-- WHAT TO DO --
Select all lines in the records that include "this".

— start RECORDS —

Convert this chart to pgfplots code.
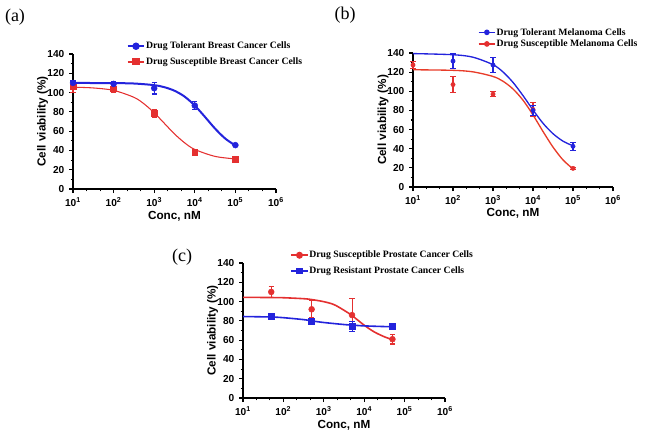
\documentclass[border=0pt]{standalone}
\usepackage{fontspec}
\setmainfont{Liberation Serif}
\setsansfont{Liberation Sans}
\usepackage{pgfplots}
\pgfplotsset{compat=1.18}

\definecolor{cblue}{RGB}{35,35,220}
\definecolor{cred}{RGB}{228,48,48}

\newcommand{\ticklab}{\sffamily\bfseries\fontsize{7.6}{8}\selectfont}
\newcommand{\axlab}{\sffamily\bfseries\fontsize{8.8}{9}\selectfont}
\newcommand{\leglab}{\rmfamily\bfseries\fontsize{7.3}{8}\selectfont}

% shared look of the three panels
\pgfplotsset{
  scale only axis, clip=false,
  axis lines=left, axis line style={-, line width=0.8pt},
  tick align=outside, major tick length=3pt, minor tick length=1.8pt,
  every tick/.style={black, line width=0.8pt},
  xtick={10,100,1000,10000,100000,1000000},
  xticklabels={10\textsuperscript{1},10\textsuperscript{2},10\textsuperscript{3},10\textsuperscript{4},10\textsuperscript{5},10\textsuperscript{6}},
  minor xtick={21.54,46.42,215.4,464.2,2154,4642,21544,46416,215443,464159},
  ytick={0,20,...,140}, minor ytick={10,30,...,130},
  ticklabel style={font=\ticklab},
  xlabel style={font=\axlab, at={(axis description cs:0.5,-0.2)}, anchor=center},
  ylabel style={font=\axlab, at={(axis description cs:-0.15,0.5)}, anchor=center},
  legend cell align=left,
  legend image code/.code={\draw[mark repeat=2,mark phase=2,#1] plot coordinates {(0cm,0cm) (0.22cm,0cm) (0.44cm,0cm)};},
  legend style={draw=none, fill=none, inner sep=0pt, font=\leglab,
    nodes={inner sep=0.5pt, text height=5.5pt, text depth=1.5pt}},
}

\begin{document}
\begin{tikzpicture}
\useasboundingbox (0,0) rectangle (483.75pt,-330pt);

\node[font=\rmfamily\fontsize{13.5}{14}\selectfont] at (11.25pt,-12.75pt) {(a)};
\node[font=\rmfamily\fontsize{13.5}{14}\selectfont] at (258.75pt,-11.25pt) {(b)};
\node[font=\rmfamily\fontsize{13.5}{14}\selectfont] at (136.5pt,-192.75pt) {(c)};

% (a) breast cancer cells
\begin{axis}[at={(54.75pt,-141.75pt)}, anchor=south west,
  width=152.25pt, height=101.25pt,
  xmode=log, xmin=10, xmax=1e6, ymin=0, ymax=140,
  /pgf/number format/assume math mode=true,
  xlabel={Conc, nM}, ylabel={Cell viability (\%)},
  legend style={at={(axis description cs:0.263,1.099)}, anchor=north west, row sep=3.5pt}]
\addplot[cred, line width=0.8pt, smooth, forget plot] coordinates {
  (10,105.6) (31.62,104.8) (100,102.3) (316.2,95.1) (562.3,88.3) (1000,79.0)
  (1778,68.1) (3162,57.1) (5623,47.9) (10000,41.0) (31623,33.8) (100000,31.2)};
\addplot[cblue, line width=1.5pt, smooth, forget plot] coordinates {
  (10,110) (100,109.8) (316.2,109.4) (1000,107.7) (1778,105.6) (3162,101.9)
  (5623,95.8) (10000,86.5) (17783,74.8) (31623,62.6) (56234,52.3) (100000,45.1)};
\addplot[cred, only marks, mark=square*, mark size=2.2pt, forget plot,
  error bars/.cd, y dir=both, y explicit,
  error bar style={line width=0.8pt},
  error mark options={rotate=90, mark size=2pt, line width=0.8pt}] coordinates {
  (10,106) +- (0,6) (100,104) +- (0,4) (1000,78.5) +- (0,4)
  (10000,38.5) +- (0,1.5) (100000,31) +- (0,1.5)};
\addplot[cblue, only marks, mark=*, mark size=2.2pt, forget plot,
  error bars/.cd, y dir=both, y explicit,
  error bar style={line width=0.8pt},
  error mark options={rotate=90, mark size=2pt, line width=0.8pt}] coordinates {
  (10,110) +- (0,2) (100,109) +- (0,2) (1000,104.5) +- (0,6)
  (10000,86.5) +- (0,4) (100000,45.5) +- (0,1)};
\addlegendimage{cblue, line width=1.5pt, mark=*, mark size=2pt}
\addlegendentry{Drug Tolerant Breast Cancer Cells}
\addlegendimage{cred, line width=1.5pt, mark=square*, mark size=2pt}
\addlegendentry{Drug Susceptible Breast Cancer Cells}
\end{axis}

% (b) melanoma cells
\begin{axis}[at={(309.75pt,-140.25pt)}, anchor=south west,
  width=150pt, height=100.5pt,
  xmode=log, xmin=10, xmax=1e6, ymin=0, ymax=140,
  /pgf/number format/assume math mode=true,
  xlabel={Conc, nM}, ylabel={Cell viability (\%)},
  legend style={at={(axis description cs:0.323,1.196)}, anchor=north west, row sep=0.7pt}]
\addplot[cblue, line width=1pt, smooth, forget plot] coordinates {
  (10,139.4) (100,138.2) (316.2,135.6) (1000,127.8) (1778,120.2) (3162,109.3)
  (5623,95.5) (10000,80.5) (17783,66.6) (31623,55.7) (56234,47.9) (100000,43.0)};
\addplot[cred!85!orange, line width=1pt, smooth, forget plot] coordinates {
  (10,122.5) (100,121.9) (316.2,120.3) (1000,115.5) (1778,110.5) (3162,102.4)
  (5623,90.7) (10000,75.3) (17783,58.0) (31623,41.7) (56234,28.3) (100000,18.9)};
\addplot[cred, only marks, mark=*, mark size=1.6pt, forget plot,
  error bars/.cd, y dir=both, y explicit,
  error bar style={line width=0.8pt},
  error mark options={rotate=90, mark size=2pt, line width=0.8pt}] coordinates {
  (10,127.5) +- (0,4) (100,107) +- (0,8) (1000,97) +- (0,2.5)
  (10000,81) +- (0,7) (100000,19.5) +- (0,1)};
\addplot[cblue, only marks, mark=*, mark size=1.6pt, forget plot,
  error bars/.cd, y dir=both, y explicit,
  error bar style={line width=0.8pt},
  error mark options={rotate=90, mark size=2pt, line width=0.8pt}] coordinates {
  (100,131.5) +- (0,8) (1000,127.5) +- (0,8)
  (10000,80) +- (0,5) (100000,42.5) +- (0,4)};
\addlegendimage{cblue, line width=1pt, mark=*, mark size=1.6pt}
\addlegendentry{Drug Tolerant Melanoma Cells}
\addlegendimage{cred, line width=1pt, mark=*, mark size=1.6pt}
\addlegendentry{Drug Susceptible Melanoma Cells}
\end{axis}

% (c) prostate cancer cells
\begin{axis}[at={(182.25pt,-298.5pt)}, anchor=south west,
  width=151.5pt, height=101.25pt,
  xmode=log, xmin=10, xmax=1e6, ymin=0, ymax=140,
  /pgf/number format/assume math mode=true,
  xlabel={Conc, nM}, ylabel={Cell viability (\%)},
  legend style={at={(axis description cs:0.233,1.099)}, anchor=north west, row sep=3.8pt}]
\addplot[cred, line width=1.2pt, smooth, forget plot] coordinates {
  (10,104.4) (50,104.2) (100,104.0) (316.2,103.0) (500,102.1) (1000,99.9)
  (1778,96.9) (3162,91.0) (5000,85.5) (10000,75.5) (17783,68.5) (31623,63.5) (50000,60.5)};
\addplot[cblue, line width=1.2pt, smooth, forget plot] coordinates {
  (10,84.5) (50,84.0) (100,83.3) (316.2,81.3) (500,80.0) (1000,78.3)
  (3162,76.2) (5000,75.6) (10000,74.8) (31623,74.1) (50000,74.0)};
\addplot[cred, only marks, mark=*, mark size=2.2pt, forget plot,
  error bars/.cd, y dir=both, y explicit,
  error bar style={line width=0.8pt},
  error mark options={rotate=90, mark size=2pt, line width=0.8pt}] coordinates {
  (50,110) +- (0,5.5) (500,92) +- (0,9) (5000,86) +- (0,17) (50000,61) +- (0,5)};
\addplot[cblue, only marks, mark=square*, mark size=2.2pt, forget plot,
  error bars/.cd, y dir=both, y explicit,
  error bar style={line width=0.8pt},
  error mark options={rotate=90, mark size=2pt, line width=0.8pt}] coordinates {
  (50,84.5) +- (0,1) (500,79.5) +- (0,2) (5000,74) +- (0,5) (50000,74) +- (0,1)};
\addlegendimage{cred, line width=1.2pt, mark=*, mark size=2pt}
\addlegendentry{Drug Susceptible Prostate Cancer Cells}
\addlegendimage{cblue, line width=1.2pt, mark=square*, mark size=2pt}
\addlegendentry{Drug Resistant Prostate Cancer Cells}
\end{axis}
\end{tikzpicture}
\end{document}
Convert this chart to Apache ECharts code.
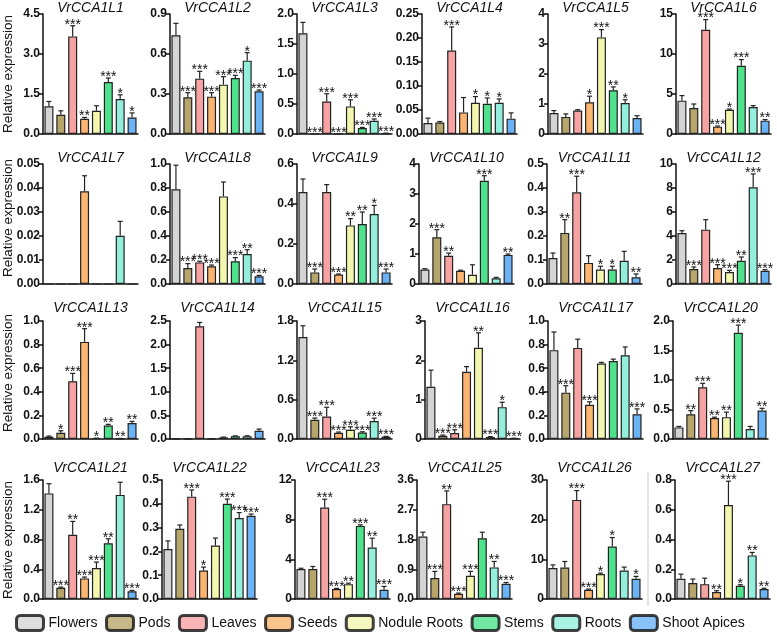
<!DOCTYPE html>
<html><head><meta charset="utf-8">
<script src="https://cdn.jsdelivr.net/npm/echarts@6/dist/echarts.min.js"></script>
<style>html,body{margin:0;padding:0;background:#fff}#c{width:777px;height:633px}</style>
</head><body><div id="c"></div>
<script>
const genes=['VrCCA1L1','VrCCA1L2','VrCCA1L3','VrCCA1L4','VrCCA1L5','VrCCA1L6',
 'VrCCA1L7','VrCCA1L8','VrCCA1L9','VrCCA1L10','VrCCA1L11','VrCCA1L12',
 'VrCCA1L13','VrCCA1L14','VrCCA1L15','VrCCA1L16','VrCCA1L17','VrCCA1L20',
 'VrCCA1L21','VrCCA1L22','VrCCA1L23','VrCCA1L25','VrCCA1L26','VrCCA1L27'];
const tissues=['Flowers','Pods','Leaves','Seeds','Nodule Roots','Stems','Roots','Shoot Apices'];
const yMax=[4.5,0.9,2,0.25,4,15, 0.05,1,0.6,4,0.5,10, 1,2.5,1.8,3,1,2, 1.6,0.5,12,3.6,30,0.8];
const yStep=[1.5,0.3,0.5,0.05,1,5, 0.01,0.2,0.2,1,0.1,2, 0.2,0.5,0.6,1,0.2,0.5, 0.4,0.1,4,0.9,10,0.2];
const yDecimals=[1,1,1,2,0,0, 2,1,1,0,1,0, 1,1,1,0,1,1, 1,1,0,1,0,1];
const means=[
 [1.04,0.72,3.66,0.57,0.87,1.95,1.31,0.62],
 [0.74,0.275,0.415,0.28,0.37,0.42,0.55,0.32],
 [1.68,0.005,0.54,0.005,0.46,0.10,0.22,0.01],
 [0.023,0.024,0.174,0.045,0.065,0.063,0.065,0.032],
 [0.70,0.57,0.78,1.06,3.22,1.46,1.03,0.53],
 [4.17,3.25,13.04,0.92,3.04,8.54,3.37,1.67],
 [0,0,0,0.0386,0,0,0.0201,0],
 [0.79,0.133,0.18,0.147,0.73,0.19,0.25,0.064],
 [0.46,0.058,0.46,0.047,0.293,0.30,0.35,0.058],
 [0.48,1.56,0.94,0.44,0.31,3.44,0.19,0.97],
 [0.108,0.213,0.382,0.088,0.06,0.06,0.097,0.028],
 [4.25,1.25,4.53,1.33,1.0,1.94,8.06,1.11],
 [0.02,0.053,0.49,0.823,0.005,0.115,0.003,0.135],
 [0.004,0.003,2.39,0.005,0.035,0.06,0.06,0.175],
 [1.557,0.293,0.344,0.096,0.142,0.10,0.273,0.035],
 [1.33,0.084,0.15,1.71,2.32,0.05,0.81,0.015],
 [0.753,0.393,0.772,0.29,0.64,0.66,0.71,0.21],
 [0.197,0.42,0.876,0.354,0.37,1.80,0.17,0.483],
 [1.42,0.152,0.863,0.277,0.416,0.75,1.40,0.103],
 [0.21,0.295,0.43,0.12,0.225,0.40,0.34,0.35],
 [3.02,3.02,9.22,1.0,1.5,7.37,5.2,0.94],
 [1.89,0.634,2.87,0.16,0.70,1.84,0.956,0.46],
 [7.8,7.96,24.98,2.35,6.29,13.24,7.2,5.11],
 [0.136,0.107,0.1,0.047,0.632,0.089,0.293,0.067]
];
const errs=[
 [0.18,0.15,0.40,0.05,0.19,0.15,0.16,0.17],
 [0.09,0.035,0.055,0.03,0.06,0.02,0.06,0.01],
 [0.18,0,0.13,0,0.11,0.01,0.03,0.005],
 [0.010,0.002,0.049,0.031,0.013,0.012,0.008,0.012],
 [0.08,0.10,0.03,0.20,0.26,0.11,0.11,0.08],
 [0.63,0.5,1.26,0.08,0.08,0.76,0.18,0.13],
 [0,0,0,0.0065,0,0,0.006,0],
 [0.2,0.037,0.01,0.011,0.12,0.03,0.036,0.008],
 [0.065,0.017,0.037,0.003,0.034,0.06,0.043,0.017],
 [0.03,0.25,0.09,0.02,0.33,0.17,0.03,0.03],
 [0.021,0.055,0.067,0.03,0.014,0.014,0.039,0.014],
 [0.19,0.17,0.83,0.28,0.14,0.31,1.11,0.08],
 [0.005,0.017,0.066,0.112,0.002,0.009,0.002,0.014],
 [0.002,0.002,0.08,0.002,0.005,0.006,0.008,0.035],
 [0.17,0.027,0.14,0.01,0.045,0.01,0.045,0.005],
 [0.42,0.016,0.086,0.13,0.38,0.01,0.125,0.005],
 [0.154,0.059,0.074,0.025,0.009,0.017,0.07,0.045],
 [0.016,0.06,0.068,0.016,0.085,0.13,0.043,0.037],
 [0.13,0.008,0.18,0.018,0.08,0.06,0.17,0.013],
 [0.034,0.016,0.028,0.014,0.031,0.02,0.023,0.007],
 [0.08,0.26,0.84,0.07,0.1,0.11,0.93,0.33],
 [0.13,0.2,0.4,0.02,0.135,0.18,0.18,0.04],
 [0.8,1.5,2.35,0.15,0.25,2.26,0.84,0.59],
 [0.031,0.027,0.04,0.009,0.16,0.007,0.02,0.005]
];
const stars=[
 ['','','***','**','','***','*','*'],
 ['','***','***','***','***','***','*','***'],
 ['','***','***','***','***','***','***','***'],
 ['','','***','','*','*','*',''],
 ['','','','*','***','**','*',''],
 ['','','***','***','*','***','','**'],
 ['','','','','','','',''],
 ['','***','***','***','','***','**','***'],
 ['','***','','***','**','**','*','***'],
 ['','***','**','','','***','','**'],
 ['','**','***','','*','*','','**'],
 ['','***','','***','***','**','***','***'],
 ['','*','***','***','*','**','**','**'],
 ['','','','','','','',''],
 ['','***','***','***','***','***','***','***'],
 ['','***','***','','**','***','*','***'],
 ['','***','','***','','','','***'],
 ['','**','***','**','**','***','','**'],
 ['','***','**','***','***','**','','***'],
 ['','','***','*','','***','***','***'],
 ['','','***','***','**','***','**','***'],
 ['','***','**','***','***','','**','***'],
 ['','','***','***','*','*','','*'],
 ['','','','**','***','*','**','**']
];

const palette=['#d4d4d4','#b7a66c','#f7a3a3','#fbb571','#f2f6ae','#4fe28d','#93eedb','#6ab3f6'];
const FONT='"Liberation Sans", Arial, sans-serif';
const rowTop=[14,164,321,480], rowH=[120,120,118,119];
const colLeft=[[43,170,297,422,548,676],[43,170,297,419,547,676],[43,170,297,425,548,673],[43,162,295,417,547,675]];
const PW=95;
const titleY=[8,158,308,468], ylabY=[74,218,373,540];

const grid=[],xAxis=[],yAxis=[],series=[],graphic=[];
genes.forEach((g,p)=>{
  const r=Math.floor(p/6), c=p%6;
  const left=colLeft[r][c], top=rowTop[r];
  grid.push({left:left,top:top,width:PW,height:rowH[r]});
  xAxis.push({gridIndex:p,type:'category',data:tissues,
    axisLine:{lineStyle:{color:'#111',width:1.5}},axisTick:{show:false},axisLabel:{show:false}});
  const dec=yDecimals[p];
  yAxis.push({gridIndex:p,type:'value',min:0,max:yMax[p],interval:yStep[p],
    splitLine:{show:false},
    axisLine:{show:true,lineStyle:{color:'#111',width:1.5}},
    axisTick:{show:true,length:4,lineStyle:{color:'#111',width:1.5}},
    axisLabel:{formatter:v=>v.toFixed(dec),fontWeight:'bold',fontSize:12,color:'#111',margin:3,fontFamily:FONT}});
  series.push({type:'bar',xAxisIndex:p,yAxisIndex:p,barWidth:9,silent:true,
    data:means[p].map((v,i)=>({value:v,itemStyle:{color:palette[i]}})),
    itemStyle:{borderColor:'#222',borderWidth:1.2}});
  series.push({type:'custom',xAxisIndex:p,yAxisIndex:p,silent:true,z:5,
    data:means[p].map((v,i)=>[i,v,errs[p][i]]),
    encode:{x:0,y:1},
    renderItem:(params,api)=>{
      const i=api.value(0),v=api.value(1),e=api.value(2);
      const b=api.coord([i,v]),t=api.coord([i,v+e]);
      const ch=[];
      if(e>0){
        ch.push({type:'line',shape:{x1:b[0],y1:b[1],x2:t[0],y2:t[1]},style:{stroke:'#222',lineWidth:1.2}});
        ch.push({type:'line',shape:{x1:t[0]-2.5,y1:t[1],x2:t[0]+2.5,y2:t[1]},style:{stroke:'#222',lineWidth:1.2}});
      }
      const s=stars[p][i];
      if(s) ch.push({type:'text',x:t[0],y:t[1]+6,style:{text:s,fill:'#111',font:'14px '+FONT,align:'center',verticalAlign:'bottom'}});
      return {type:'group',children:ch};
    }});
  graphic.push({type:'text',x:left+PW/2,y:titleY[r],
    style:{text:g,fill:'#111',font:'italic 14px '+FONT,align:'center',verticalAlign:'middle'}});
});
for(let r=0;r<4;r++){
  graphic.push({type:'text',x:8,y:ylabY[r],rotation:Math.PI/2,
    style:{text:'Relative expression',fill:'#111',font:'13.5px '+FONT,align:'center',verticalAlign:'middle'}});
}
graphic.push({type:'line',shape:{x1:648,y1:472,x2:648,y2:606},style:{stroke:'#c8c8c8',lineWidth:1}});

tissues.forEach((t,i)=>{
  series.push({type:'scatter',name:t,xAxisIndex:0,yAxisIndex:0,data:[],itemStyle:{color:palette[i]}});
});

const chart=echarts.init(document.getElementById('c'),null,{renderer:'canvas'});
chart.setOption({
  animation:false,
  grid,xAxis,yAxis,series,graphic,
  legend:{data:tissues,left:10,top:609,icon:'roundRect',itemWidth:27,itemHeight:15,itemGap:7.5,
    itemStyle:{borderColor:'#111',borderWidth:3},
    textStyle:{fontSize:14,color:'#111',fontFamily:FONT},selectedMode:false}
});
</script></body></html>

— end RECORDS —

-- WRITTEN SOLUTION --
Convert this chart to pgfplots code.
Convert this chart to Apache ECharts code.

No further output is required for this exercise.